Since 2006 the law in Scotland gives cohabitees some rights but not to tax exemptions and the Law Commission in England and Wales did not suggest that in its report at the time. Supreme Court President Baroness Hale has said several times that cohabiting couples should have more rights when their relationship ends but she has not suggested tax rights on death.
At the moment, a bereaved partner without legal status may not just face a large IHT bill, they can lose their home. If it is worth more than the IHT threshold of £325,000 then the estate must pay 40 per cent of the excess to the Treasury. If there are few other assets, the bereaved person may have to sell the home they have shared to pay the tax bill.
HM Revenue & Customs allow the tax to be paid over 10 years but charge 3 per cent a year interest on the outstanding debt. An unmarried non-civil-partnered bereaved lover does not benefit from the extra residence nil-rate band which rises to £125,000 from April. That only applies if the estate is left to a direct descendant.
But a spouse who is left the entire estate must be careful, too – a letter from the deceased saying “please give half of it to the Diddy Men” must not be acted on within two years or HMRC will count that money in the estate and tax it retrospectively. After the gifts are made, the widow must live at least another seven years to be free of IHT when he or she dies.

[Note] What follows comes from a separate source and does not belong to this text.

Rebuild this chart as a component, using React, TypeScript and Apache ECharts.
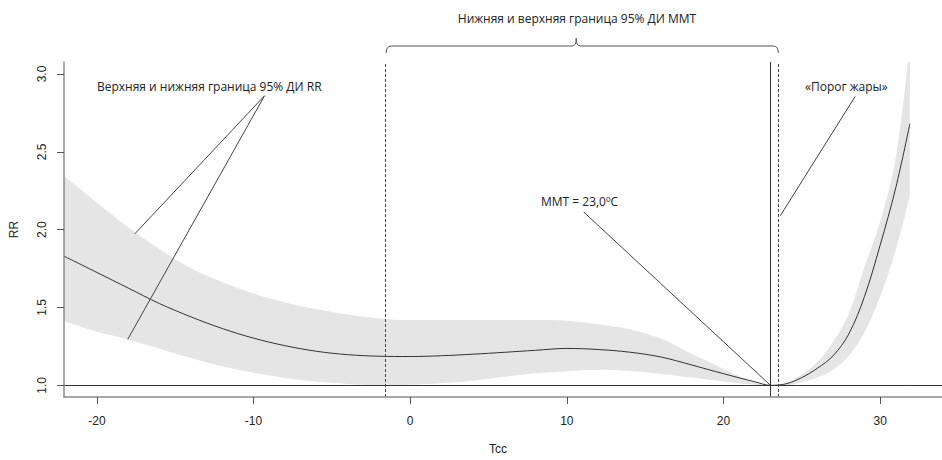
import React, { useEffect, useRef } from "react";
import * as echarts from "echarts";

const temps = [-22.1, -20, -18, -16, -14, -12, -10, -8, -6, -4, -2, 0, 2, 4, 6, 8, 10, 12, 14, 16, 18, 19, 20, 21, 22, 23, 24, 25, 26, 27, 28, 29, 30, 31, 31.9];
const rrValues = [1.83, 1.725, 1.625, 1.525, 1.44, 1.365, 1.303, 1.255, 1.219, 1.197, 1.187, 1.185, 1.19, 1.2, 1.212, 1.225, 1.237, 1.23, 1.213, 1.182, 1.13, 1.102, 1.075, 1.048, 1.023, 1.0, 1.01, 1.05, 1.11, 1.19, 1.33, 1.57, 1.9, 2.27, 2.68];
const rrUpper = [2.345, 2.175, 2.015, 1.875, 1.752, 1.663, 1.59, 1.534, 1.49, 1.455, 1.43, 1.42, 1.42, 1.42, 1.42, 1.42, 1.415, 1.392, 1.36, 1.3, 1.2, 1.155, 1.105, 1.058, 1.02, 1.0, 1.015, 1.07, 1.15, 1.28, 1.46, 1.76, 2.05, 2.46, 3.2];
const rrLower = [1.413, 1.345, 1.294, 1.235, 1.175, 1.123, 1.081, 1.047, 1.024, 1.009, 1.001, 1.004, 1.013, 1.03, 1.055, 1.077, 1.09, 1.1, 1.092, 1.073, 1.05, 1.038, 1.025, 1.013, 1.004, 1.0, 1.0, 1.02, 1.05, 1.1, 1.19, 1.34, 1.57, 1.87, 2.22];
const xTickValues = [-20, -10, 0, 10, 20, 30];
const yTickValues = [1.0, 1.5, 2.0, 2.5, 3.0];
const mmtValue = 23.0;
const mmtLowBound = -1.6;
const mmtHighBound = 23.5;
const refRR = 1.0;

const TEXT_FONT = "'Open Sans', 'Noto Sans', sans-serif";
const AXIS_FONT = "'Liberation Sans', Arial, sans-serif";

export default function App() {
  const ref = useRef<HTMLDivElement>(null);
  useEffect(() => {
    document.body.style.margin = "0";
    const chart = echarts.init(ref.current!, null, { renderer: "svg" });
    const option: any = {
      animation: false,
      grid: { left: 62, top: 62, right: 0, bottom: 61 },
      xAxis: {
        type: "value",
        min: -22.1,
        max: 33.95,
        z: 5,
        name: "Tcc",
        nameLocation: "middle",
        nameGap: 46,
        nameTextStyle: { fontFamily: AXIS_FONT, fontSize: 12, color: "#222", padding: [0, 10, 0, 0] },
        axisLine: { show: true, onZero: false, lineStyle: { color: "#8a8a8a", width: 1.5 } },
        axisTick: { show: true, customValues: xTickValues, length: 7, lineStyle: { color: "#555" } },
        axisLabel: { customValues: xTickValues, margin: 18, fontFamily: AXIS_FONT, fontSize: 12, color: "#222" },
        splitLine: { show: false },
      },
      yAxis: {
        type: "value",
        min: 0.925,
        max: 3.077,
        z: 5,
        name: "RR",
        nameLocation: "middle",
        nameRotate: 90,
        nameGap: 44,
        nameTextStyle: { fontFamily: AXIS_FONT, fontSize: 12, color: "#222" },
        axisLine: { show: true, onZero: false, lineStyle: { color: "#8a8a8a", width: 1.5 } },
        axisTick: { show: true, customValues: yTickValues, length: 7, lineStyle: { color: "#555" } },
        axisLabel: {
          customValues: yTickValues,
          rotate: 90,
          margin: 16,
          fontFamily: AXIS_FONT,
          fontSize: 12,
          color: "#222",
          formatter: (v: number) => v.toFixed(1),
        },
        splitLine: { show: false },
      },
      series: [
        {
          type: "line",
          data: temps.map((t, i) => [t, rrUpper[i]]),
          smooth: 0.35,
          showSymbol: false,
          lineStyle: { opacity: 0, width: 0 },
          areaStyle: { color: "#e5e5e5", opacity: 1, origin: "start" },
          silent: true,
          z: 1,
        },
        {
          type: "line",
          data: temps.map((t, i) => [t, rrLower[i]]),
          smooth: 0.35,
          showSymbol: false,
          lineStyle: { opacity: 0, width: 0 },
          areaStyle: { color: "#ffffff", opacity: 1, origin: "start" },
          silent: true,
          z: 1,
        },
        {
          type: "line",
          data: temps.map((t, i) => [t, rrValues[i]]),
          smooth: 0.35,
          showSymbol: false,
          lineStyle: { color: "#333", width: 1 },
          silent: true,
          z: 3,
          markLine: {
            silent: true,
            symbol: "none",
            label: { show: false },
            data: [
              { yAxis: refRR, lineStyle: { color: "#333", width: 1, type: "solid" } },
              { xAxis: mmtLowBound, lineStyle: { color: "#444", width: 1, type: [3, 2] } },
              { xAxis: mmtValue, lineStyle: { color: "#333", width: 1, type: "solid" } },
              { xAxis: mmtHighBound, lineStyle: { color: "#444", width: 1, type: [3, 2] } },
            ],
          },
        },
      ],
    };
    chart.setOption(option);

    const px = (p: number[]) => chart.convertToPixel({ gridIndex: 0 }, p) as number[];
    const lineEl = (a: number[], b: number[]) => {
      const pa = px(a);
      const pb = px(b);
      return {
        type: "line",
        silent: true,
        shape: { x1: pa[0], y1: pa[1], x2: pb[0], y2: pb[1] },
        style: { stroke: "#444", lineWidth: 1 },
        z: 10,
      };
    };
    const xl = px([mmtLowBound, refRR])[0] + 1;
    const xr = px([mmtHighBound, refRR])[0];
    const xm = px([10.6, refRR])[0];
    const by = 46;
    const bEnd = 53;
    const bStyle = { stroke: "#555", lineWidth: 1, fill: "none" };
    const textStyle = (text: string, x: number, y: number, align: string) => ({
      type: "text",
      silent: true,
      x,
      y,
      style: { text, fontFamily: TEXT_FONT, fontSize: 12, fill: "#222", align, verticalAlign: "middle" },
      z: 10,
    });

    chart.setOption({
      graphic: [
        lineEl([-9.3, 2.86], [-17.58, 1.973]),
        lineEl([-9.3, 2.86], [-18.03, 1.296]),
        lineEl([11.08, 2.113], [mmtValue, refRR]),
        lineEl([28.41, 2.856], [23.63, 2.09]),
        { type: "bezierCurve", silent: true, shape: { x1: xl, y1: bEnd, cpx1: xl, cpy1: by, x2: xl + 5, y2: by }, style: bStyle },
        { type: "line", silent: true, shape: { x1: xl + 5, y1: by, x2: xm - 4, y2: by }, style: bStyle },
        { type: "bezierCurve", silent: true, shape: { x1: xm - 4, y1: by, cpx1: xm, cpy1: by, x2: xm, y2: by - 8 }, style: bStyle },
        { type: "bezierCurve", silent: true, shape: { x1: xm, y1: by - 8, cpx1: xm, cpy1: by, x2: xm + 4, y2: by }, style: bStyle },
        { type: "line", silent: true, shape: { x1: xm + 4, y1: by, x2: xr - 5, y2: by }, style: bStyle },
        { type: "bezierCurve", silent: true, shape: { x1: xr - 5, y1: by, cpx1: xr, cpy1: by, x2: xr, y2: bEnd }, style: bStyle },
        textStyle("Нижняя и верхняя граница 95% ДИ ММТ", 577, 18, "center"),
        textStyle("Верхняя и нижняя граница 95% ДИ RR", 97, 86, "left"),
        textStyle("«Порог жары»", 805, 86, "left"),
        {
          type: "text",
          silent: true,
          x: 541,
          y: 201,
          style: {
            text: "ММТ = 23,0{sup|0}C",
            fontFamily: TEXT_FONT,
            fontSize: 12,
            fill: "#222",
            align: "left",
            verticalAlign: "middle",
            rich: { sup: { fontFamily: TEXT_FONT, fontSize: 8, fill: "#222", verticalAlign: "top", padding: [0, 0, 5, 0] } },
          },
          z: 10,
        },
      ],
    });

    return () => chart.dispose();
  }, []);
  return <div ref={ref} style={{ width: 942, height: 460 }} />;
}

Meanwhile, other exemptions can be used. A total of £3,000 a year can be given away without coming into the IHT arithmetic at all. A wedding triggers another tax-free gift opportunity of £5,000 for a son or daughter, £2,500 for a grandchild and £1,000 for anyone. Any number of individuals can be given £250 a year as long as they did not get a share of those larger amounts. If the widow has surplus income from the estate, she can give it away without it coming into a future IHT bill.
Lord Willetts said this month that IHT was “poorly designed, widely abused” and “a classic bad tax with a very high rate and very high exemptions. We could lower the rate but with a broader tax base, which would be fairer for all.”
Perhaps an idea for the Office of Tax Simplification, which is reviewing IHT.